For 2020, local florists had expected the price of high demand flowers like roses and chrysanthemums to go up due to limited supply.
According to the Cameron Highlands Flower Association, Cameron Highlands in Pahang – one of the country’s primary flower producers – only supply about 25% of all the roses in the Malaysian market.
To keep up with demand, roses and other flowers are usually imported from other countries like China, India and Kenya.
According to the Malay Mail, the cost of roses for Valentine’s season in KL can currently go between RM30 to RM40 compared to the off-season price of RM15 to RM30 for a bundle of 20 uncut flowers.
Floriculture in Malaysia and a blooming global market
Floriculture is an agricultural practice that focuses primarily on the cultivation of flowering plants for personal and commercial use.
For centuries the Netherlands has been at the heart of the global floriculture industry, dominating the trade in importing and re-exporting some 40% of the planet’s flowers.
But in recent years, other nations such as Ecuador, Colombia, Kenya and Malaysia have weeded their way into the market.
In 2018, Malaysia stands among the top 10 floriculture industry players, growing 1% of the total global share of the world’s flowers and one of the planet’s major flower exporters.
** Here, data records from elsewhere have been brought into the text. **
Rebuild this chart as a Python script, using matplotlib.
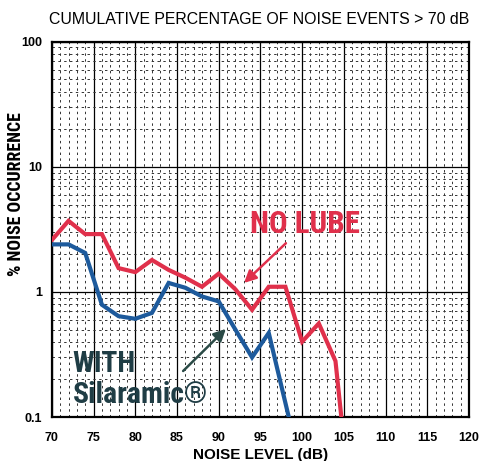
import matplotlib.pyplot as plt
from matplotlib import font_manager
from matplotlib.ticker import MultipleLocator, LogLocator, NullFormatter

noise_level = [70, 72, 74, 76, 78, 80, 82, 84, 86, 88, 90, 92, 94, 96, 98, 100, 102, 104, 104.7]
no_lube = [2.6, 3.7, 2.9, 2.9, 1.55, 1.44, 1.8, 1.5, 1.3, 1.1, 1.4, 1.05, 0.72, 1.1, 1.1, 0.40, 0.56, 0.28, 0.1]

with_x = [70, 72, 74, 76, 78, 80, 82, 84, 86, 88, 90, 92, 94, 96, 98.4]
with_silaramic = [2.4, 2.4, 2.05, 0.79, 0.64, 0.61, 0.68, 1.18, 1.08, 0.92, 0.84, 0.50, 0.30, 0.47, 0.1]

x_ticks = [70, 75, 80, 85, 90, 95, 100, 105, 110, 115, 120]
y_ticks = [0.1, 1, 10, 100]
y_labels = ['0.1', '1', '10', '100']

RED = '#e0304b'
BLUE = '#1d5a9c'
DARK = '#1f3d45'

plt.rcParams['font.family'] = ['Liberation Sans', 'DejaVu Sans']

# heavy condensed face for the callouts, whichever one is installed
installed = {f.name for f in font_manager.fontManager.ttflist}
condensed = next((n for n in ['Roboto Condensed', 'Archivo Narrow', 'Barlow Condensed',
                              'Liberation Sans Narrow', 'Arial Narrow', 'PT Sans Narrow',
                              'Open Sans Condensed', 'Encode Sans Condensed', 'Fira Sans Condensed']
                  if n in installed), 'Liberation Sans')
COND = [condensed, 'DejaVu Sans']

fig = plt.figure(figsize=(4.8, 4.61), dpi=100)
ax = fig.add_axes([0.108, 0.0954, 0.869, 0.814])

ax.plot(noise_level, no_lube, color=RED, lw=3, solid_joinstyle='miter', zorder=3)
ax.plot(with_x, with_silaramic, color=BLUE, lw=3, solid_joinstyle='miter', zorder=3)

ax.set_yscale('log')
ax.set_xlim(70, 120)
ax.set_ylim(0.1, 100)
ax.set_xticks(x_ticks)
ax.set_yticks(y_ticks)
ax.set_yticklabels(y_labels)
ax.xaxis.set_minor_locator(MultipleLocator(1))
ax.yaxis.set_minor_locator(LogLocator(base=10, subs=range(2, 10)))
ax.yaxis.set_minor_formatter(NullFormatter())

ax.grid(which='major', color='black', lw=0.9, ls='-', zorder=1)
ax.grid(which='minor', color='#333333', lw=0.7, ls=(0, (2.5, 3.5)), zorder=1)
ax.tick_params(which='both', direction='in', length=0, labelsize=9)
ax.tick_params(axis='x', pad=11)
ax.tick_params(axis='y', pad=7)
for lbl in ax.get_xticklabels() + ax.get_yticklabels():
    lbl.set_fontweight('bold')
for sp in ax.spines.values():
    sp.set_linewidth(1.6)

ax.set_xlabel('NOISE LEVEL (dB)', fontsize=11, fontweight='bold', labelpad=3)
ylab = ax.set_ylabel('% NOISE OCCURRENCE', fontsize=14, fontweight='heavy', family=COND)
ax.yaxis.set_label_coords(-0.065, 0.593)
fig.text(0.54, 0.957, 'CUMULATIVE PERCENTAGE OF NOISE EVENTS > 70 dB',
         ha='center', va='center', fontsize=11.4)

t_nolube = ax.text(93.7, 2.96, 'NO LUBE', color=RED, fontsize=22, fontweight='bold',
                   family=COND, ha='left', va='baseline', zorder=4)
t_with = ax.text(72.5, 0.230, 'WITH', color=DARK, fontsize=22, fontweight='bold',
                 family=COND, ha='left', va='baseline', zorder=4)
t_sil = ax.text(72.5, 0.129, 'Silaramic\u00ae', color=DARK, fontsize=22, fontweight='bold',
                family=COND, ha='left', va='baseline', zorder=4)

# size each callout so its length matches the original lettering
renderer = fig.canvas.get_renderer()
for t, length in [(t_nolube, 110), (t_with, 63), (t_sil, 135), (ylab, 165)]:
    bb = t.get_window_extent(renderer)
    cur = bb.height if t is ylab else bb.width
    t.set_fontsize(t.get_fontsize() * length / cur)

ax.annotate('', xy=(92.8, 1.14), xytext=(98.3, 2.54),
            arrowprops=dict(arrowstyle='-|>', color=RED, lw=1.8, mutation_scale=18), zorder=4)
ax.annotate('', xy=(91.1, 0.525), xytext=(85.5, 0.225),
            arrowprops=dict(arrowstyle='-|>', color='#2a4a46', lw=1.8, mutation_scale=18), zorder=4)

fig.savefig('out.png', dpi=100)
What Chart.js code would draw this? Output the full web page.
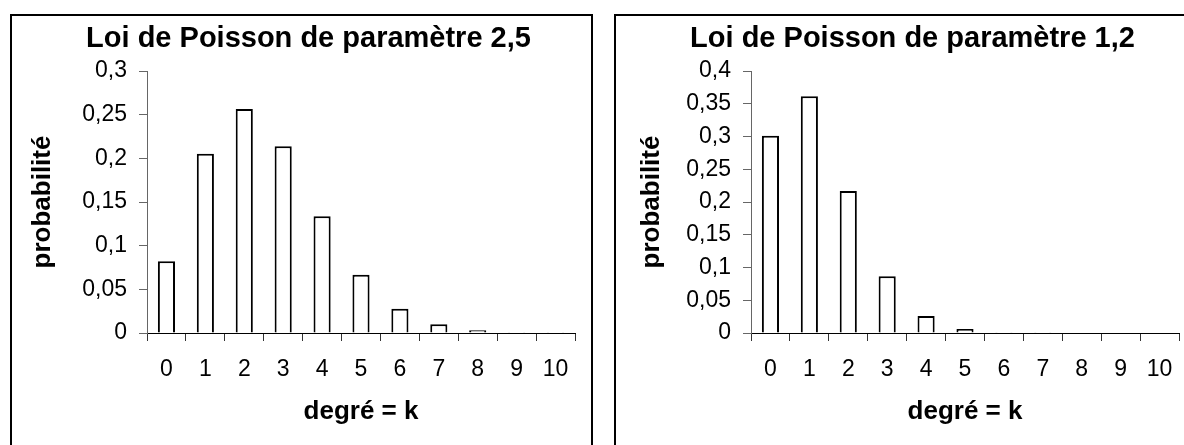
<!DOCTYPE html>
<html lang="fr">
<head>
<meta charset="utf-8">
<script src="https://cdn.jsdelivr.net/npm/chart.js@4.4.1/dist/chart.umd.min.js"></script>
<style>
  html, body { margin: 0; padding: 0; background: #fff; width: 1184px; height: 445px; overflow: hidden; }
  .box { position: absolute; top: 14px; width: 583px; height: 470px; border: 2px solid #000; box-sizing: border-box; }
  #box-left  { left: 10px; }
  #box-right { left: 614px; }
  canvas { display: block; }
</style>
</head>
<body>
<div class="box" id="box-left"><canvas id="chart-left" width="579" height="429"></canvas></div>
<div class="box" id="box-right"><canvas id="chart-right" width="579" height="429"></canvas></div>
<script>
// degrees k shown on the x axis
const categories = ['0', '1', '2', '3', '4', '5', '6', '7', '8', '9', '10'];

// probabilities
const probsLambda25 = [0.0821, 0.2052, 0.2565, 0.2138, 0.1336, 0.0668, 0.0278, 0.0099, 0.0031, 0.0009, 0.0002];
const probsLambda12 = [0.3012, 0.3614, 0.2169, 0.0867, 0.0260, 0.0062, 0.0012, 0.0002, 0, 0, 0];

const titleLeft  = 'Loi de Poisson de paramètre 2,5';
const titleRight = 'Loi de Poisson de paramètre 1,2';
const yTitle = 'probabilité';
const xTitle = 'degré = k';

const yMaxLeft  = 0.3;
const yMaxRight = 0.4;
const yStep     = 0.05;

Chart.defaults.font.family = '"Liberation Sans", Arial, sans-serif';
Chart.defaults.color = '#000';

function frenchNumber(v) {
    return (Math.round(v * 100) / 100).toString().replace('.', ',');
}

function makeChart(canvasId, title, values, yMax, yTitleShift) {
    return new Chart(document.getElementById(canvasId), {
        type: 'bar',
        data: {
            labels: categories,
            datasets: [{
                data: values,
                backgroundColor: '#fff',
                borderColor: '#000',
                borderWidth: 2,
                categoryPercentage: 1,
                barPercentage: 0.44
            }]
        },
        options: {
            responsive: false,
            animation: false,
            layout: { padding: { left: 30, right: 16, top: 0, bottom: 0 } },
            plugins: {
                legend: { display: false },
                tooltip: { enabled: false },
                title: {
                    display: true,
                    text: title,
                    color: '#000',
                    font: { size: 29, weight: 'bold' },
                    padding: { top: 5.6, bottom: 14.6 }
                }
            },
            scales: {
                x: {
                    grid: { offset: true, drawOnChartArea: false, drawTicks: true, tickLength: 8, color: '#333' },
                    border: { display: true, color: '#000', width: 1 },
                    ticks: { font: { size: 23 }, padding: 15, maxRotation: 0, autoSkip: false },
                    title: {
                        display: true,
                        text: xTitle,
                        font: { size: 26, weight: 'bold' },
                        // bottom-positioned titles are offset from the scale's bottom edge
                        padding: { top: 0, bottom: 18 }
                    },
                    afterFit: s => { s.height = 112; }
                },
                y: {
                    min: 0,
                    max: yMax,
                    grid: { drawOnChartArea: false, drawTicks: true, tickLength: 8, color: '#666' },
                    border: { display: true, color: '#666', width: 1 },
                    ticks: { stepSize: yStep, font: { size: 23 }, padding: 12, callback: v => frenchNumber(v) },
                    title: {
                        display: true,
                        text: yTitle,
                        font: { size: 26, weight: 'bold' },
                        padding: { top: yTitleShift, bottom: 0 }
                    },
                    afterFit: s => { s.width = 105; }
                }
            }
        }
    });
}

makeChart('chart-left', titleLeft, probsLambda25, yMaxLeft, -14.4);
makeChart('chart-right', titleRight, probsLambda12, yMaxRight, -9.4);
</script>
</body>
</html>
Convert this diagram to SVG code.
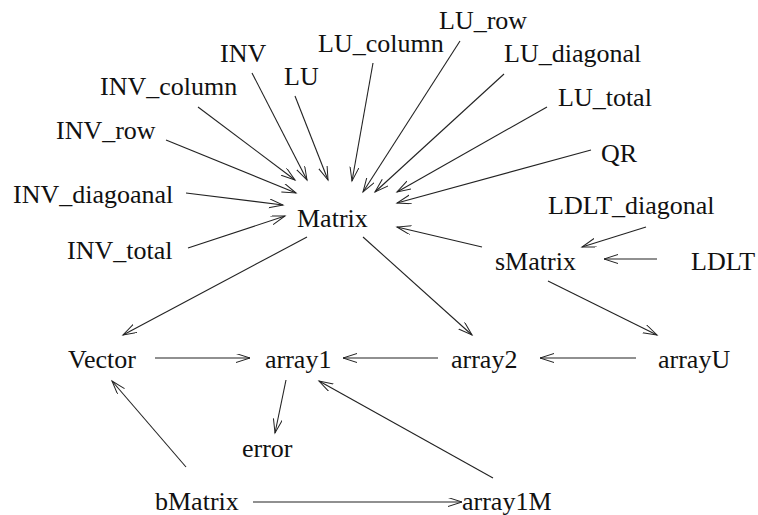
<svg xmlns="http://www.w3.org/2000/svg" width="758" height="515" viewBox="0 0 758 515">
<defs>
<marker id="arr" markerUnits="userSpaceOnUse" markerWidth="16" markerHeight="10" refX="14" refY="4.5" orient="auto">
<path d="M0,0 L14,4.5 L0,9" fill="none" stroke="#222" stroke-width="1"/>
</marker>
<style>
text{font-family:"Liberation Serif","Times New Roman",serif;font-size:26px;fill:#111}
.e line{stroke:#222;stroke-width:1.1;marker-end:url(#arr)}
</style>
</defs>
<rect width="758" height="515" fill="#fff"/>
<g id="connectors" class="e">
<line x1="198" y1="107" x2="295" y2="180"/>
<line x1="252" y1="73" x2="307" y2="180"/>
<line x1="295" y1="96" x2="328" y2="180"/>
<line x1="373" y1="63" x2="352" y2="181"/>
<line x1="460" y1="41" x2="363" y2="192"/>
<line x1="504" y1="74" x2="375" y2="192"/>
<line x1="547" y1="107" x2="397" y2="192"/>
<line x1="591" y1="150" x2="397" y2="203"/>
<line x1="166" y1="140" x2="296" y2="193"/>
<line x1="186" y1="193" x2="283" y2="205"/>
<line x1="188" y1="248" x2="285" y2="216"/>
<line x1="482" y1="247" x2="397" y2="227"/>
<line x1="646" y1="227" x2="582" y2="247"/>
<line x1="657" y1="259" x2="604" y2="259"/>
<line x1="307" y1="237" x2="123" y2="335"/>
<line x1="363" y1="237" x2="472" y2="335"/>
<line x1="548" y1="281" x2="657" y2="335"/>
<line x1="155" y1="358" x2="250" y2="358"/>
<line x1="438" y1="358" x2="343" y2="358"/>
<line x1="636" y1="358" x2="540" y2="358"/>
<line x1="286" y1="380" x2="275" y2="433"/>
<line x1="186" y1="467" x2="112" y2="381"/>
<line x1="493" y1="478" x2="319" y2="381"/>
<line x1="253" y1="502" x2="462" y2="502"/>
</g>
<g id="n_LU_row"><text x="439" y="29">LU_row</text></g>
<g id="n_LU_column"><text x="318" y="52">LU_column</text></g>
<g id="n_LU_diagonal"><text x="504" y="62">LU_diagonal</text></g>
<g id="n_INV"><text x="220" y="62">INV</text></g>
<g id="n_LU"><text x="284" y="85">LU</text></g>
<g id="n_INV_column"><text x="100" y="95">INV_column</text></g>
<g id="n_LU_total"><text x="558" y="106">LU_total</text></g>
<g id="n_INV_row"><text x="56" y="139">INV_row</text></g>
<g id="n_QR"><text x="601" y="162">QR</text></g>
<g id="n_INV_diagoanal"><text x="13" y="203">INV_diagoanal</text></g>
<g id="n_LDLT_diagonal"><text x="548" y="214">LDLT_diagonal</text></g>
<g id="n_Matrix"><text x="297" y="227">Matrix</text></g>
<g id="n_INV_total"><text x="67" y="259">INV_total</text></g>
<g id="n_sMatrix"><text x="495" y="270">sMatrix</text></g>
<g id="n_LDLT"><text x="691" y="270">LDLT</text></g>
<g id="n_Vector"><text x="68" y="368">Vector</text></g>
<g id="n_array1"><text x="265" y="368">array1</text></g>
<g id="n_array2"><text x="451" y="368">array2</text></g>
<g id="n_arrayU"><text x="658" y="368">arrayU</text></g>
<g id="n_error"><text x="242" y="457">error</text></g>
<g id="n_bMatrix"><text x="155" y="510">bMatrix</text></g>
<g id="n_array1M"><text x="462" y="510">array1M</text></g>
</svg>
The country’s floriculture market for that same year was valued at around RM360 million and is expected to grow by up to 3% in the next 5 years.
This growth can be attributed to Malaysia’s National Agricultural Policy (NAP) as well as the National Agrofood Policy to establish the country as a global centre for tropical floriculture products.
Because of Malaysia’s tropical climate and topography, the country focuses on 2 main groups of floral cultivation; temperate flowers like chrysanths and carnations which are grown at the nation’s highlands, as well as exotic flowers like orchids, that thrive in hot and humid lowlands.
Flowers grown in the country are shipped off to Japan, Thailand, Singapore, Australia, China and Saudi Arabia.